Written task
Find the word "standalone" in the material below and gather every line that contains it.

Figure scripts
++++

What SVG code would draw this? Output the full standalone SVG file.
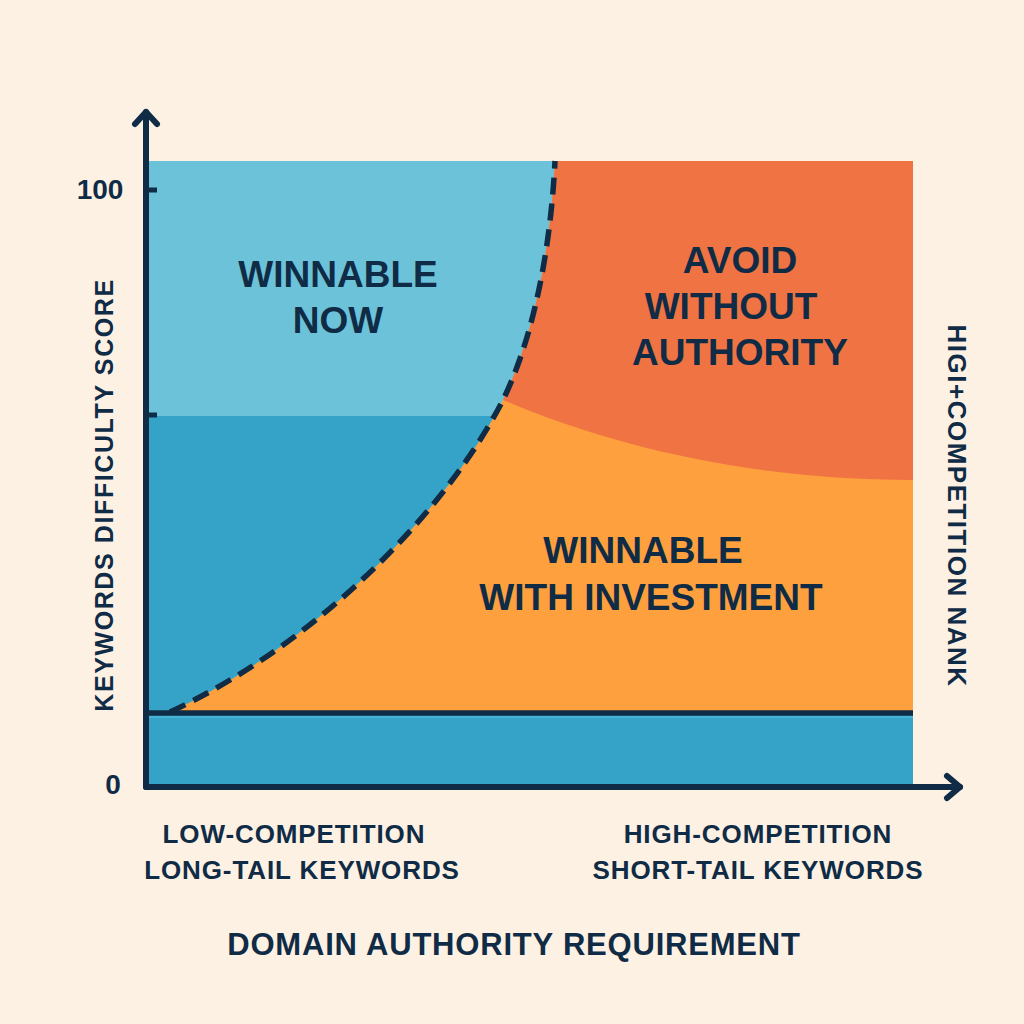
<svg xmlns="http://www.w3.org/2000/svg" width="1024" height="1024" viewBox="0 0 1024 1024">
  <style>
    .lbl { font-family: "Liberation Sans", Arial, sans-serif; font-weight: bold; fill: #0F2B45; text-anchor: middle; }
    .zone { font-size: 37px; }
    .axis { fill: none; stroke: #0F2B45; stroke-width: 6; stroke-linecap: round; stroke-linejoin: round; }
    .tick { stroke: #0F2B45; stroke-width: 5; }
  </style>
  <rect x="0" y="0" width="1024" height="1024" fill="#FDF1E3"/>

  <g id="regions">
    <rect id="dark-blue" x="147" y="161" width="766" height="623" fill="#35A3C8"/>
    <rect id="light-blue" x="147" y="161" width="766" height="255" fill="#6BC2D9"/>
    <path id="orange" d="M170,712 C320,642 448,508 503,400 C536,332 551,241 555,161 L913,161 L913,713 Z" fill="#FDA03D"/>
    <path id="orange-red" d="M503,400 C536,332 551,241 555,161 L913,161 L913,480 C760,480 620,450 503,400 Z" fill="#F07343"/>
  </g>

  <g id="connectors">
    <line x1="147" y1="713" x2="913" y2="713" stroke="#0F2B45" stroke-width="5.5"/>
    <line x1="147" y1="717" x2="913" y2="717" stroke="#5CC3E0" stroke-width="1.2"/>
    <path id="frontier" d="M170,712 C320,642 448,508 503,400 C536,332 551,241 555,161" fill="none" stroke="#0F2B45" stroke-width="5.5" stroke-dasharray="17 9"/>
    <line class="tick" x1="149" y1="190" x2="157" y2="190"/>
    <line class="tick" x1="149" y1="415" x2="157" y2="415"/>
    <path class="axis" d="M146,787 L146,112"/>
    <path class="axis" d="M135,124 L146,112 L157,124"/>
    <path class="axis" d="M146,787 L960,787"/>
    <path class="axis" d="M947,776 L960,787 L947,798"/>
  </g>

  <g id="node-winnable-now">
    <text class="lbl zone" x="338" y="287" font-size="36">WINNABLE</text>
    <text class="lbl zone" x="338" y="333" font-size="36">NOW</text>
  </g>
  <g id="node-avoid">
    <text class="lbl zone" x="740" y="273">AVOID</text>
    <text class="lbl zone" x="731" y="319">WITHOUT</text>
    <text class="lbl zone" x="740" y="365">AUTHORITY</text>
  </g>
  <g id="node-investment">
    <text class="lbl zone" x="643" y="563">WINNABLE</text>
    <text class="lbl zone" x="651" y="610">WITH INVESTMENT</text>
  </g>

  <g id="axis-labels">
    <text class="lbl" x="100" y="199" font-size="28">100</text>
    <text class="lbl" x="113" y="794" font-size="28">0</text>
    <text class="lbl" font-size="25" letter-spacing="1.6" transform="translate(113,495) rotate(-90)">KEYWORDS DIFFICULTY SCORE</text>
    <text class="lbl" font-size="26" letter-spacing="1.5" transform="translate(948,506) rotate(90)">HIGI+COMPETITION NANK</text>
    <text class="lbl" x="294" y="843" font-size="26" letter-spacing="0.9">LOW-COMPETITION</text>
    <text class="lbl" x="302" y="879" font-size="26" letter-spacing="0.9">LONG-TAIL KEYWORDS</text>
    <text class="lbl" x="758" y="843" font-size="26" letter-spacing="0.9">HIGH-COMPETITION</text>
    <text class="lbl" x="758" y="879" font-size="26" letter-spacing="0.9">SHORT-TAIL KEYWORDS</text>
    <text class="lbl" x="514" y="955" font-size="31" letter-spacing="0.8">DOMAIN AUTHORITY REQUIREMENT</text>
  </g>
</svg>
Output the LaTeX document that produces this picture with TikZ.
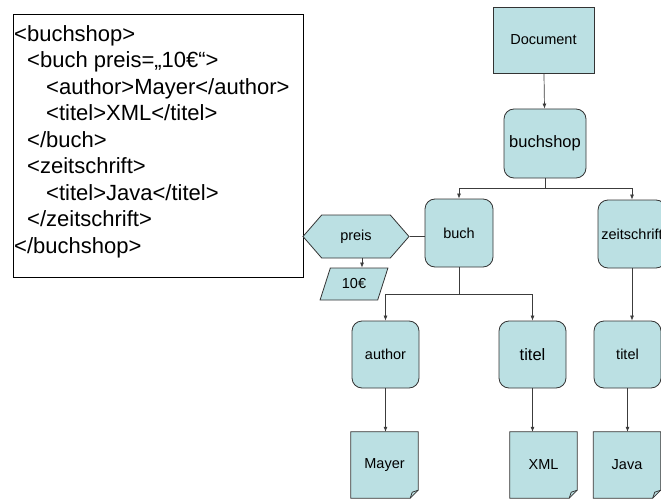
\documentclass[tikz,border=0pt]{standalone}
\usepackage{fontspec}
\setmainfont{Liberation Sans}
\usetikzlibrary{arrows.meta,shapes.geometric,shapes.symbols,backgrounds}
\definecolor{boxfill}{RGB}{187,224,227}
\definecolor{edgegray}{RGB}{51,51,51}
\definecolor{linegray}{RGB}{60,60,60}
\begin{document}
\begin{tikzpicture}[x=1pt,y=-1pt,
  every node/.style={font=\fontsize{14.5}{17}\selectfont},
  elem/.style={draw=edgegray,fill=boxfill,line width=0.8pt,rounded corners=10pt,
    minimum width=67pt,minimum height=67pt,inner sep=0pt},
  docnode/.style={minimum width=67pt,minimum height=66pt,inner sep=0pt},
  conn/.style={draw=linegray,line width=0.7pt,-{Latex[length=5pt,width=4pt]}},
  wire/.style={draw=linegray,line width=0.7pt}]
\useasboundingbox (0,0) rectangle (661,500);
\node[draw,line width=0.8pt,minimum width=290pt,minimum height=263pt,anchor=north west,inner sep=0pt] (xmlbox) at (13,14) {};
\node[anchor=north west,inner sep=0pt,align=left,font=\fontsize{22}{26.5}\selectfont] (xmltext) at (14,25) {%
<buchshop>\\
\hspace*{13pt}<buch preis=„10€“>\\
\hspace*{32pt}<author>Mayer</author>\\
\hspace*{32pt}<titel>XML</titel>\\
\hspace*{13pt}</buch>\\
\hspace*{13pt}<zeitschrift>\\
\hspace*{32pt}<titel>Java</titel>\\
\hspace*{13pt}</zeitschrift>\\
</buchshop>};
\node[draw=edgegray,fill=boxfill,line width=0.8pt,minimum width=101pt,minimum height=66pt,inner sep=0pt] (doc) at (543.5,40) {Document};
\node[elem,minimum width=82pt,minimum height=69pt,font=\fontsize{16.5}{19}\selectfont] (buchshop) at (545,143.5) {buchshop};
\node[elem,minimum width=68pt,minimum height=68pt] (buch) at (459,233) {buch};
\node[elem,minimum width=68pt,minimum height=68pt] (zeit) at (632,234) {zeitschrift};
\node[signal,signal to=west and east,signal pointer angle=98,draw=edgegray,fill=boxfill,line width=0.8pt,
  minimum width=106pt,minimum height=43pt,inner sep=0pt] (preis) at (356,236.5) {preis};
\node[trapezium,trapezium left angle=63,trapezium right angle=117,trapezium stretches=true,draw=edgegray,
  fill=boxfill,line width=0.8pt,minimum width=68pt,minimum height=32pt,inner sep=0pt] (euro) at (354,284) {10€};
\node[elem] (author) at (385.5,354.5) {author};
\node[elem,font=\fontsize{16.5}{19}\selectfont] (titelA) at (532.5,354.5) {titel};
\node[elem] (titelB) at (627.5,354.5) {titel};
\node[docnode] (mayer) at (384.5,465) {Mayer};
\node[docnode] (xml) at (543.5,465) {XML};
\node[docnode] (java) at (627,465) {Java};
\begin{scope}[on background layer]
\foreach \d in {mayer,xml,java} {
  \filldraw[draw=edgegray,fill=boxfill,line width=0.8pt] (\d.north west) -- (\d.north east)
    -- ([yshift=8pt]\d.south east) -- ([xshift=-8pt]\d.south east) -- (\d.south west) -- cycle;
  \draw[draw=edgegray,line width=0.8pt] ([xshift=-8pt]\d.south east) -- ([xshift=-6pt,yshift=6pt]\d.south east)
    -- ([yshift=8pt]\d.south east);
}
\end{scope}
\coordinate (forkA) at (545,188);
\coordinate (forkB) at (459,294);
\draw[conn] (doc) -- (buchshop);
\draw[wire] (buchshop.south) -- (forkA);
\draw[conn] (forkA) -| (buch.north);
\draw[conn] (forkA) -| (zeit.north);
\draw[wire] (preis.east) -- (buch.west |- preis.east);
\draw[conn] ([xshift=6pt]preis.south) -- ([xshift=6pt]preis.south |- euro.north);
\draw[wire] (buch.south) -- (forkB);
\draw[conn] (forkB) -| (author.north);
\draw[conn] (forkB) -| (titelA.north);
\draw[conn] (zeit.south) -- (zeit.south |- titelB.north);
\draw[conn] (author.south) -- (author.south |- mayer.north);
\draw[conn] (titelA.south) -- (titelA.south |- xml.north);
\draw[conn] (titelB.south) -- (titelB.south |- java.north);
\end{tikzpicture}
\end{document}
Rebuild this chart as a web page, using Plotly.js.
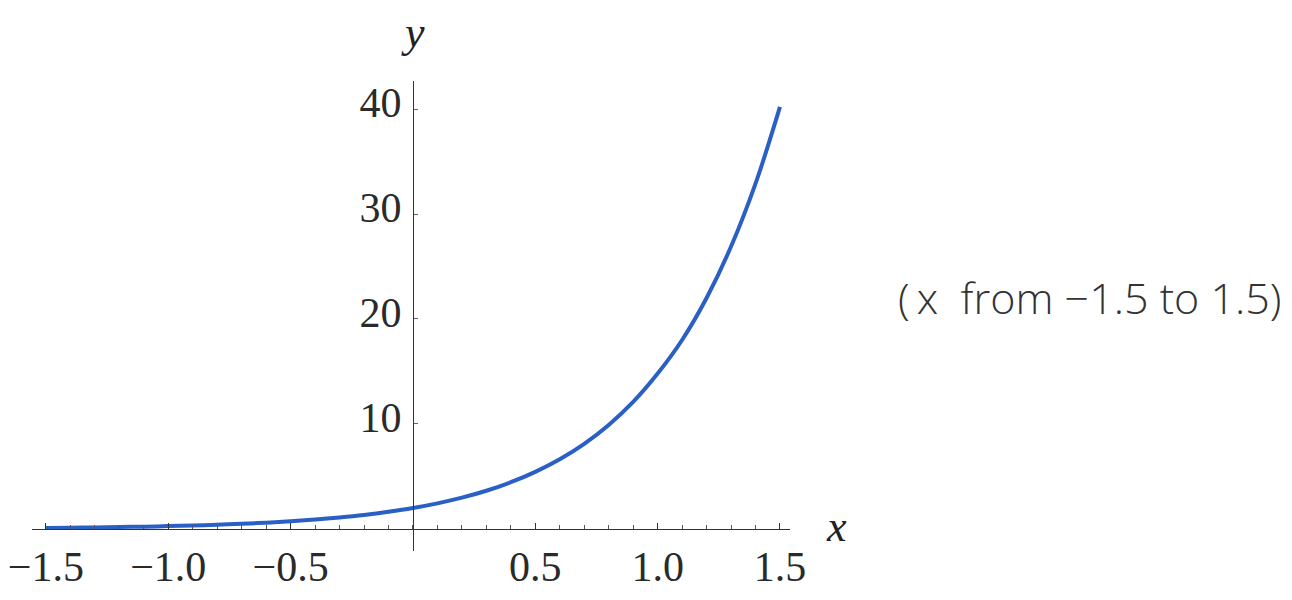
<!DOCTYPE html>
<html>
<head>
<meta charset="utf-8">
<script src="https://cdn.plot.ly/plotly-3.0.1.min.js"></script>
<style>html,body{margin:0;padding:0;background:#fff;}#chart{width:1292px;height:600px;}</style>
</head>
<body>
<div id="chart"></div>
<script>
// values
const xValues = [-1.5,-1.4,-1.3,-1.2,-1.1,-1.0,-0.9,-0.8,-0.7,-0.6,-0.5,-0.4,-0.3,-0.2,-0.1,0.0,0.1,0.2,0.3,0.4,0.5,0.6,0.7,0.8,0.9,1.0,1.1,1.2,1.3,1.4,1.5];
const yValues = [0.10,0.12,0.15,0.18,0.22,0.27,0.33,0.40,0.49,0.60,0.74,0.90,1.10,1.34,1.64,2.00,2.44,2.98,3.64,4.45,5.44,6.64,8.11,9.91,12.1,14.8,18.0,22.0,26.9,32.9,40.2];
const xTickVals = [-1.5,-1.0,-0.5,0.5,1.0,1.5];
const xTickText = ["\u22121.5","\u22121.0","\u22120.5","0.5","1.0","1.5"];
const yTickVals = [10,20,30,40];
const yTickText = ["10","20","30","40"];
const noteText = "(\u2009x  from \u22121.5 to 1.5)";

const xRange = [-1.557, 1.541];
const yRange = [-2.1, 42.67];
const yAxisPos = (0 - xRange[0]) / (xRange[1] - xRange[0]);
const xAxisPos = (0 - yRange[0]) / (yRange[1] - yRange[0]);

const tickFont = {family: "Liberation Serif, Times New Roman, serif", size: 42, color: "#2a2a2a"};

const data = [{
  x: xValues, y: yValues, type: "scatter", mode: "lines",
  line: {color: "#2a5fc6", width: 4, shape: "spline"},
  hoverinfo: "skip"
}];

const layout = {
  width: 1292, height: 600,
  margin: {l: 32, r: 502, t: 81, b: 49, pad: 0},
  paper_bgcolor: "#ffffff", plot_bgcolor: "#ffffff",
  showlegend: false,
  xaxis: {
    range: xRange, domain: [0, 1], anchor: "free", position: xAxisPos,
    showgrid: false, zeroline: false, showline: true, linecolor: "#333", linewidth: 1.2,
    tickmode: "array", tickvals: xTickVals, ticktext: xTickText,
    ticks: "inside", ticklen: 6, tickcolor: "#333", tickwidth: 1,
    minor: {dtick: 0.1, tick0: 0, ticks: "inside", ticklen: 4, tickcolor: "#555", tickwidth: 1, showgrid: false},
    tickfont: tickFont, ticklabelstandoff: 0
  },
  yaxis: {
    range: yRange, domain: [0, 1], anchor: "free", position: yAxisPos,
    showgrid: false, zeroline: false, showline: true, linecolor: "#333", linewidth: 1.2,
    tickmode: "array", tickvals: yTickVals, ticktext: yTickText,
    ticks: "inside", ticklen: 4, tickcolor: "#666", tickwidth: 1,
    tickfont: tickFont, ticklabelstandoff: 3, ticklabelshift: -7
  },
  annotations: [
    {text: "y", xref: "paper", yref: "paper", x: (0.0 - xRange[0]) / (xRange[1] - xRange[0]), y: 1.0, yanchor: "bottom", xanchor: "center", yshift: 22, showarrow: false,
     font: {family: "Liberation Serif, serif", size: 44, color: "#222", style: "italic"}},
    {text: "x", xref: "paper", yref: "paper", x: 1.0, y: xAxisPos, xanchor: "left", yanchor: "middle", xshift: 34, yshift: 2, showarrow: false,
     font: {family: "Liberation Serif, serif", size: 44, color: "#222", style: "italic"}},
    {text: noteText, xref: "paper", yref: "paper", x: 1.0, y: 0.5, xanchor: "left", yanchor: "middle", xshift: 106, yshift: 19, showarrow: false,
     font: {family: "Open Sans, sans-serif", size: 43, color: "#333", weight: 300}}
  ]
};

Plotly.newPlot("chart", data, layout, {displayModeBar: false, staticPlot: true});
</script>
</body>
</html>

++++

Written response
What SVG code would draw this? Output the full standalone SVG file.
\documentclass[tikz,border=0pt]{standalone}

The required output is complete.